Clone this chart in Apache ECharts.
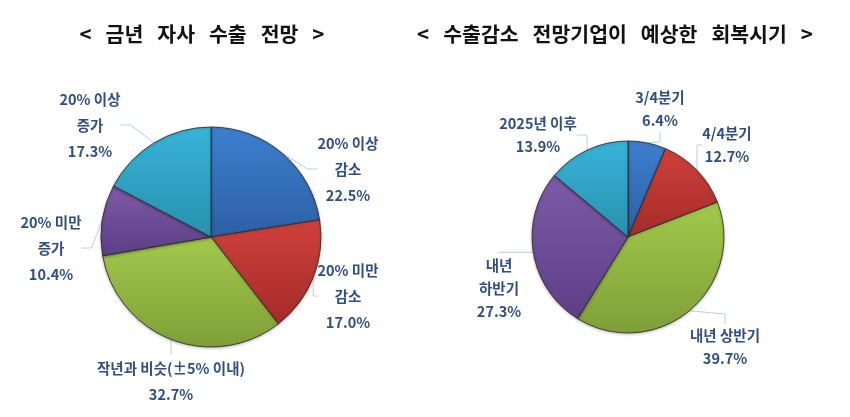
<!DOCTYPE html>
<html><head><meta charset="utf-8">
<script src="https://cdn.jsdelivr.net/npm/echarts@6/dist/echarts.min.js"></script>
<style>html,body{margin:0;padding:0;background:#fff}#c{width:850px;height:417px}</style>
</head><body><div id="c"></div>
<script>
const leftTitle = '<   금년   자사   수출   전망   >';
const rightTitle = '<   수출감소   전망기업이   예상한   회복시기   >';
const leftCategories = ['20% 이상\n감소', '20% 미만\n감소', '작년과 비슷(±5% 이내)', '20% 미만\n증가', '20% 이상\n증가'];
const leftValues = [22.5, 17.0, 32.7, 10.4, 17.3];
const rightCategories = ['3/4분기', '4/4분기', '내년 상반기', '내년\n하반기', '2025년 이후'];
const rightValues = [6.4, 12.7, 39.7, 27.3, 13.9];

const palette = [
  ['#3d80d0', '#2d5fa3'],
  ['#d0413a', '#a32b29'],
  ['#a3c94b', '#7f9f38'],
  ['#7d5aa8', '#5d3f85'],
  ['#37b4d8', '#2990ae']
];
function grad(c) {
  return new echarts.graphic.LinearGradient(0, 0, 0, 1, [{offset: 0, color: c[0]}, {offset: 1, color: c[1]}]);
}
const leftLabelPos = [[348, 169], [348, 296], [171, 381], [51, 248], [90, 125]];
const rightLabelPos = [[660, 109], [727, 145], [725, 347], [499, 288], [538, 135]];

function mkData(cats, vals) {
  return cats.map((n, i) => ({name: n, value: vals[i], itemStyle: {color: grad(palette[i])}}));
}
function mkSeries(cats, vals, center, radius, pos, lh) {
  return {
    type: 'pie',
    center: center,
    radius: radius,
    startAngle: 90,
    clockwise: true,
    animation: false,
    data: mkData(cats, vals),
    itemStyle: {borderColor: 'rgba(45,45,45,0.85)', borderWidth: 1,
      shadowBlur: 3, shadowColor: 'rgba(0,0,0,0.25)', shadowOffsetY: 1},
    label: {
      show: true,
      position: 'outside',
      overflow: 'none',
      formatter: p => p.name + '\n' + p.value.toFixed(1) + '%',
      fontFamily: 'Noto Sans CJK KR',
      fontWeight: 'bold',
      fontSize: 14.5,
      lineHeight: lh,
      color: '#2f4e82'
    },
    labelLine: {show: true, length: 10, length2: 10, lineStyle: {color: '#bcd0e6', width: 1}},
    labelLayout: function (p) {
      const q = pos[p.dataIndex];
      return {x: q[0], y: q[1], align: 'center', verticalAlign: 'middle'};
    },
    emphasis: {disabled: true}
  };
}
const chart = echarts.init(document.getElementById('c'));
chart.setOption({
  backgroundColor: '#ffffff',
  title: [
    {text: leftTitle, left: 197, top: 19, textAlign: 'center',
     textStyle: {fontFamily: 'Noto Sans CJK KR', fontWeight: 'bold', fontSize: 20.5, color: '#111'}},
    {text: rightTitle, left: 610, top: 19, textAlign: 'center',
     textStyle: {fontFamily: 'Noto Sans CJK KR', fontWeight: 'bold', fontSize: 20.5, color: '#111'}}
  ],
  series: [
    mkSeries(leftCategories, leftValues, [211, 237], 110, leftLabelPos, 26),
    mkSeries(rightCategories, rightValues, [628, 237], 96, rightLabelPos, 23)
  ]
});
</script></body></html>
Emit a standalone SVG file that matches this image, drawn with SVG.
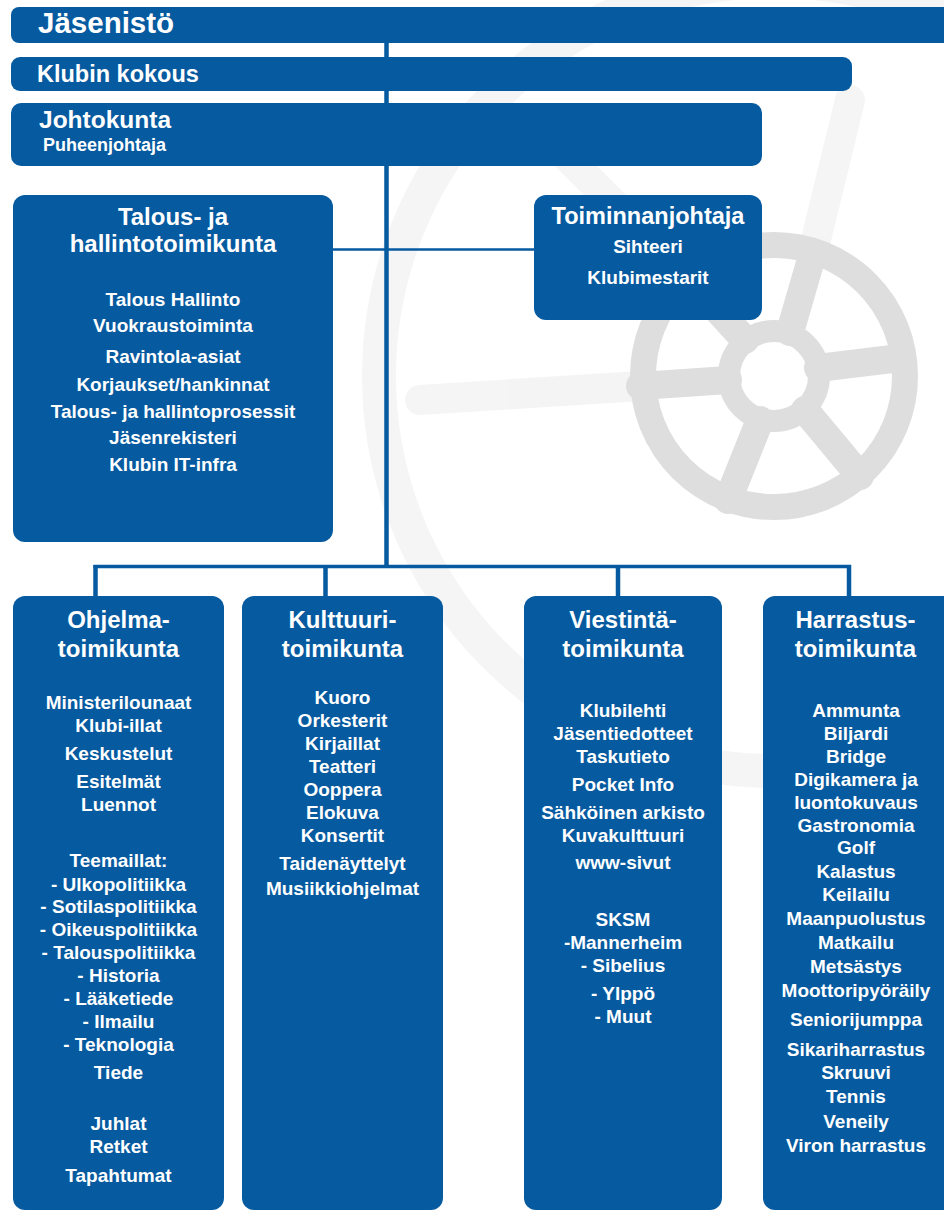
<svg xmlns="http://www.w3.org/2000/svg" width="944" height="1210" viewBox="0 0 944 1210">
<style>
.box{fill:#065a9f}
.conn{stroke:#065a9f;fill:none}
text{font-family:"Liberation Sans",Arial,sans-serif;font-weight:bold;fill:#ffffff}
.t{font-size:24px;text-anchor:middle}
.i{font-size:19px;text-anchor:middle}
.wh{fill:none;stroke:#dedede}
</style>
<rect width="944" height="1210" fill="#ffffff"/>
<g id="background-wheel">
  <circle class="wh" cx="774" cy="376" r="395" stroke-width="34" opacity="0.3"/>
  <circle class="wh" cx="774" cy="376" r="131" stroke-width="26"/>
  <circle class="wh" cx="774" cy="376" r="45" stroke-width="22"/>
  <g class="wh" stroke-width="28" stroke-linecap="round">
    <line x1="728" y1="380" x2="640" y2="386"/>
    <line x1="760" y1="420" x2="728" y2="500"/>
    <line x1="805" y1="410" x2="860" y2="476"/>
    <line x1="818" y1="368" x2="900" y2="358"/>
    <line x1="790" y1="332" x2="812" y2="256"/>
    <line x1="745" y1="340" x2="692" y2="282"/>
  </g>
  <g class="wh" stroke-width="30" stroke-linecap="round" opacity="0.3">
    <line x1="640" y1="386" x2="420" y2="400"/>
    <line x1="812" y1="256" x2="850" y2="100"/>
    <line x1="692" y1="282" x2="560" y2="150"/>
  </g>
</g>
<g id="connectors">
  <line class="conn" x1="386.5" y1="40" x2="386.5" y2="568" stroke-width="4.5"/>
  <line class="conn" x1="330" y1="249.5" x2="538" y2="249.5" stroke-width="2.5"/>
  <line class="conn" x1="93.5" y1="566.5" x2="851" y2="566.5" stroke-width="3.5"/>
  <line class="conn" x1="95.5" y1="565" x2="95.5" y2="600" stroke-width="4.5"/>
  <line class="conn" x1="325.5" y1="565" x2="325.5" y2="600" stroke-width="4.5"/>
  <line class="conn" x1="618" y1="565" x2="618" y2="600" stroke-width="4.5"/>
  <line class="conn" x1="849" y1="565" x2="849" y2="600" stroke-width="4.5"/>
</g>
<g id="jasenisto">
  <rect class="box" x="11" y="7" width="950" height="36" rx="8"/>
  <text x="38" y="33" style="font-size:29.5px">Jäsenistö</text>
</g>
<g id="klubin-kokous">
  <rect class="box" x="11" y="57" width="841" height="34" rx="9"/>
  <text x="37" y="82" style="font-size:23.5px">Klubin kokous</text>
</g>
<g id="johtokunta">
  <rect class="box" x="11" y="103" width="751" height="63" rx="10"/>
  <text x="39" y="128" style="font-size:24.5px">Johtokunta</text>
  <text x="43" y="151" style="font-size:18px">Puheenjohtaja</text>
</g>
<g id="talous">
  <rect class="box" x="13" y="195" width="320" height="347" rx="12"/>
  <text class="t" x="173" y="225">Talous- ja</text>
  <text class="t" x="173" y="252">hallintotoimikunta</text>
  <text class="i" x="173" y="306">Talous Hallinto</text>
  <text class="i" x="173" y="332">Vuokraustoiminta</text>
  <text class="i" x="173" y="363">Ravintola-asiat</text>
  <text class="i" x="173" y="391">Korjaukset/hankinnat</text>
  <text class="i" x="173" y="418">Talous- ja hallintoprosessit</text>
  <text class="i" x="173" y="444">Jäsenrekisteri</text>
  <text class="i" x="173" y="471">Klubin IT-infra</text>
</g>
<g id="toiminnanjohtaja">
  <rect class="box" x="534" y="195" width="228" height="125" rx="12"/>
  <text class="t" x="648" y="224" style="font-size:23.5px">Toiminnanjohtaja</text>
  <text class="i" x="648" y="253">Sihteeri</text>
  <text class="i" x="648" y="284">Klubimestarit</text>
</g>
<g id="ohjelma">
  <rect class="box" x="13" y="596" width="211" height="614" rx="12"/>
  <text class="t" x="118.5" y="628">Ohjelma-</text>
  <text class="t" x="118.5" y="657">toimikunta</text>
  <text class="i" x="118.5" y="709">Ministerilounaat</text>
  <text class="i" x="118.5" y="732">Klubi-illat</text>
  <text class="i" x="118.5" y="760">Keskustelut</text>
  <text class="i" x="118.5" y="788">Esitelmät</text>
  <text class="i" x="118.5" y="811">Luennot</text>
  <text class="i" x="118.5" y="867">Teemaillat:</text>
  <text class="i" x="118.5" y="891">- Ulkopolitiikka</text>
  <text class="i" x="118.5" y="913">- Sotilaspolitiikka</text>
  <text class="i" x="118.5" y="936">- Oikeuspolitiikka</text>
  <text class="i" x="118.5" y="959">- Talouspolitiikka</text>
  <text class="i" x="118.5" y="982">- Historia</text>
  <text class="i" x="118.5" y="1005">- Lääketiede</text>
  <text class="i" x="118.5" y="1028">- Ilmailu</text>
  <text class="i" x="118.5" y="1051">- Teknologia</text>
  <text class="i" x="118.5" y="1079">Tiede</text>
  <text class="i" x="118.5" y="1130">Juhlat</text>
  <text class="i" x="118.5" y="1153">Retket</text>
  <text class="i" x="118.5" y="1182">Tapahtumat</text>
</g>
<g id="kulttuuri">
  <rect class="box" x="242" y="596" width="201" height="614" rx="12"/>
  <text class="t" x="342.5" y="628">Kulttuuri-</text>
  <text class="t" x="342.5" y="657">toimikunta</text>
  <text class="i" x="342.5" y="704">Kuoro</text>
  <text class="i" x="342.5" y="727">Orkesterit</text>
  <text class="i" x="342.5" y="750">Kirjaillat</text>
  <text class="i" x="342.5" y="773">Teatteri</text>
  <text class="i" x="342.5" y="796">Ooppera</text>
  <text class="i" x="342.5" y="819">Elokuva</text>
  <text class="i" x="342.5" y="842">Konsertit</text>
  <text class="i" x="342.5" y="870">Taidenäyttelyt</text>
  <text class="i" x="342.5" y="895">Musiikkiohjelmat</text>
</g>
<g id="viestinta">
  <rect class="box" x="524" y="596" width="198" height="614" rx="12"/>
  <text class="t" x="623" y="628">Viestintä-</text>
  <text class="t" x="623" y="657">toimikunta</text>
  <text class="i" x="623" y="717">Klubilehti</text>
  <text class="i" x="623" y="740">Jäsentiedotteet</text>
  <text class="i" x="623" y="763">Taskutieto</text>
  <text class="i" x="623" y="791">Pocket Info</text>
  <text class="i" x="623" y="819">Sähköinen arkisto</text>
  <text class="i" x="623" y="842">Kuvakulttuuri</text>
  <text class="i" x="623" y="869">www-sivut</text>
  <text class="i" x="623" y="926">SKSM</text>
  <text class="i" x="623" y="949">-Mannerheim</text>
  <text class="i" x="623" y="972">- Sibelius</text>
  <text class="i" x="623" y="1000">- Ylppö</text>
  <text class="i" x="623" y="1023">- Muut</text>
</g>
<g id="harrastus">
  <rect class="box" x="763" y="596" width="192" height="614" rx="12"/>
  <text class="t" x="855.5" y="628">Harrastus-</text>
  <text class="t" x="855.5" y="657">toimikunta</text>
  <text class="i" x="856" y="717">Ammunta</text>
  <text class="i" x="856" y="740">Biljardi</text>
  <text class="i" x="856" y="763">Bridge</text>
  <text class="i" x="856" y="786">Digikamera ja</text>
  <text class="i" x="856" y="809">luontokuvaus</text>
  <text class="i" x="856" y="832">Gastronomia</text>
  <text class="i" x="856" y="854">Golf</text>
  <text class="i" x="856" y="878">Kalastus</text>
  <text class="i" x="856" y="901">Keilailu</text>
  <text class="i" x="856" y="925">Maanpuolustus</text>
  <text class="i" x="856" y="949">Matkailu</text>
  <text class="i" x="856" y="973">Metsästys</text>
  <text class="i" x="856" y="997">Moottoripyöräily</text>
  <text class="i" x="856" y="1026">Seniorijumppa</text>
  <text class="i" x="856" y="1056">Sikariharrastus</text>
  <text class="i" x="856" y="1079">Skruuvi</text>
  <text class="i" x="856" y="1103">Tennis</text>
  <text class="i" x="856" y="1128">Veneily</text>
  <text class="i" x="856" y="1152">Viron harrastus</text>
</g>
</svg>
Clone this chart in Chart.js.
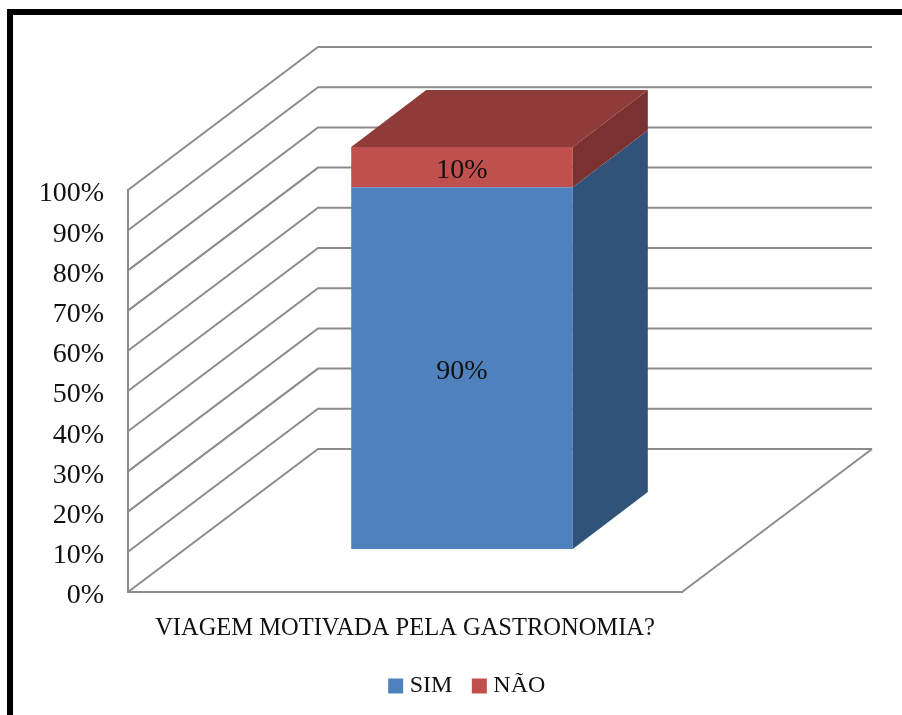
━━━━━━━━━━━━━━━━
> **WHAT THIS TASK INVOLVES**
Take the lines from the first line of the entries through the line with "288], [538, 135]];", inclusive, and give them again exactly, minus any pictures.

> **TASK ANSWER**
Clone this chart in Apache ECharts.
<!DOCTYPE html>
<html><head><meta charset="utf-8">
<script src="https://cdn.jsdelivr.net/npm/echarts@6/dist/echarts.min.js"></script>
<style>html,body{margin:0;padding:0;background:#fff}#c{width:850px;height:417px}</style>
</head><body><div id="c"></div>
<script>
const leftTitle = '<   금년   자사   수출   전망   >';
const rightTitle = '<   수출감소   전망기업이   예상한   회복시기   >';
const leftCategories = ['20% 이상\n감소', '20% 미만\n감소', '작년과 비슷(±5% 이내)', '20% 미만\n증가', '20% 이상\n증가'];
const leftValues = [22.5, 17.0, 32.7, 10.4, 17.3];
const rightCategories = ['3/4분기', '4/4분기', '내년 상반기', '내년\n하반기', '2025년 이후'];
const rightValues = [6.4, 12.7, 39.7, 27.3, 13.9];

const palette = [
  ['#3d80d0', '#2d5fa3'],
  ['#d0413a', '#a32b29'],
  ['#a3c94b', '#7f9f38'],
  ['#7d5aa8', '#5d3f85'],
  ['#37b4d8', '#2990ae']
];
function grad(c) {
  return new echarts.graphic.LinearGradient(0, 0, 0, 1, [{offset: 0, color: c[0]}, {offset: 1, color: c[1]}]);
}
const leftLabelPos = [[348, 169], [348, 296], [171, 381], [51, 248], [90, 125]];
const rightLabelPos = [[660, 109], [727, 145], [725, 347], [499, 288], [538, 135]];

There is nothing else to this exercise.